SIGMOD2025
Understanding the Black Box: A Deep Empirical Dive into Shapley Value Approximations for Tabular Data
Suchit Gupte, John Paparrizos
18 citations
Abstract
Understanding the decisions made by machine learning models is significant for building trust and enabling the adoption of these models in real-world applications. Shapley values have emerged as a leading method for model interpretability, offering precise insights by quantifying each feature's contribution to predictions. However, computing Shapley values requires exploring all possible combinations of features, which can be computationally expensive, especially for high-dimensional data. This challenge has led to the development of various approximation techniques, often composed of estimation and replacement strategies, to compute the Shapley values efficiently. Our study focuses on the interpretability of machine learning models for tabular datasets, one of the most common and widely used data type. However, the abundance of options has created a substantial gap in determining the most appropriate technique for practical applications.

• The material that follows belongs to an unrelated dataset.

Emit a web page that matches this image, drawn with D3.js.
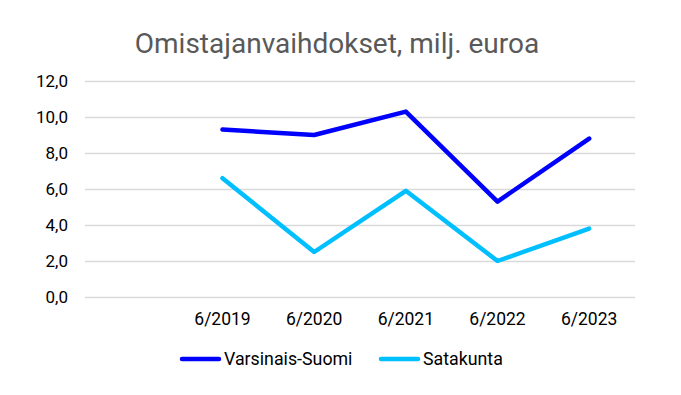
<!DOCTYPE html>
<html><head><meta charset="utf-8">
<script src="https://cdn.jsdelivr.net/npm/d3@7"></script>
<style>body{margin:0;background:#fff}svg{display:block;font-family:Roboto,sans-serif}</style>
</head><body><svg id="c" width="681" height="395"></svg>
<script>
const categories = ["", "6/2019", "6/2020", "6/2021", "6/2022", "6/2023"];
const seriesNames = ["Varsinais-Suomi", "Satakunta"];
const varsinaisSuomi = [null, 9.3, 9.0, 10.3, 5.3, 8.8];
const satakunta = [null, 6.6, 2.5, 5.9, 2.0, 3.8];
const yTicks = [0, 2, 4, 6, 8, 10, 12];
const colors = ["#0000FF", "#00BFFF"];

const svg = d3.select("#c");
const x = d3.scaleBand().domain(categories.map((d,i)=>i)).range([85, 635]);
const y = d3.scaleLinear().domain([0, 12]).range([297, 81]);

svg.append("text").attr("x", 337).attr("y", 53).attr("text-anchor", "middle")
  .attr("font-size", 28).attr("fill", "#595959").text("Omistajanvaihdokset, milj. euroa");

const gy = svg.append("g").attr("transform", "translate(85,0)")
  .call(d3.axisLeft(y).tickValues(yTicks).tickSize(-550)
    .tickFormat(d => d3.format(".1f")(d).replace(".", ",")));
gy.select(".domain").remove();
gy.selectAll(".tick line").attr("stroke", "#d9d9d9").attr("stroke-width", 1.5);
gy.selectAll(".tick text").attr("x", -17).attr("font-size", 17).attr("fill", "#000").attr("font-family", "Roboto");

const gx = svg.append("g").attr("transform", "translate(0,297)")
  .call(d3.axisBottom(x).tickSize(0).tickFormat(i => categories[i]));
gx.select(".domain").remove();
gx.selectAll(".tick text").attr("y", 16).attr("dy", "0.71em").attr("font-size", 17.5).attr("fill", "#000").attr("font-family", "Roboto");

const line = d3.line().defined(d => d.v != null)
  .x(d => x(d.i) + x.bandwidth() / 2).y(d => y(d.v));
[varsinaisSuomi, satakunta].forEach((s, k) => {
  svg.append("path").datum(s.map((v, i) => ({v, i})))
    .attr("d", line).attr("fill", "none").attr("stroke", colors[k])
    .attr("stroke-width", 4.5).attr("stroke-linecap", "round").attr("stroke-linejoin", "round");
});

const legX = [180, 379];
seriesNames.forEach((n, k) => {
  svg.append("line").attr("x1", legX[k] + 2).attr("x2", legX[k] + 39).attr("y1", 359).attr("y2", 359)
    .attr("stroke", colors[k]).attr("stroke-width", 4.5).attr("stroke-linecap", "round");
  svg.append("text").attr("x", legX[k] + 44).attr("y", 359).attr("dy", "0.35em")
    .attr("font-size", 17.8).attr("fill", "#000").text(n);
});
</script></body></html>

Through this study, we seek to bridge this gap by comprehensively evaluating Shapley value approximations, covering 8 replacement and 17 estimation strategies across diverse regression and classification tasks. The evaluation is conducted exclusively on tabular data, leveraging 200 synthetic and real-world datasets, covering a wide range of model types, from conventional tree-based and linear models to modern neural networks. We focus on computational efficiency and the consistency of Shapley value estimates in handling high-dimensional feature spaces. Our findings reveal that traditional sampling-based approaches significantly reduce computational costs but fail to capture complex feature interactions. On the contrary, model-specific approaches that exploit the structure of the underlying model consistently outperform model-agnostic techniques, delivering higher accuracy and faster computations. Through the study, we aim to encourage further research on Shapley value approximations, advancing data-centric explainable AI.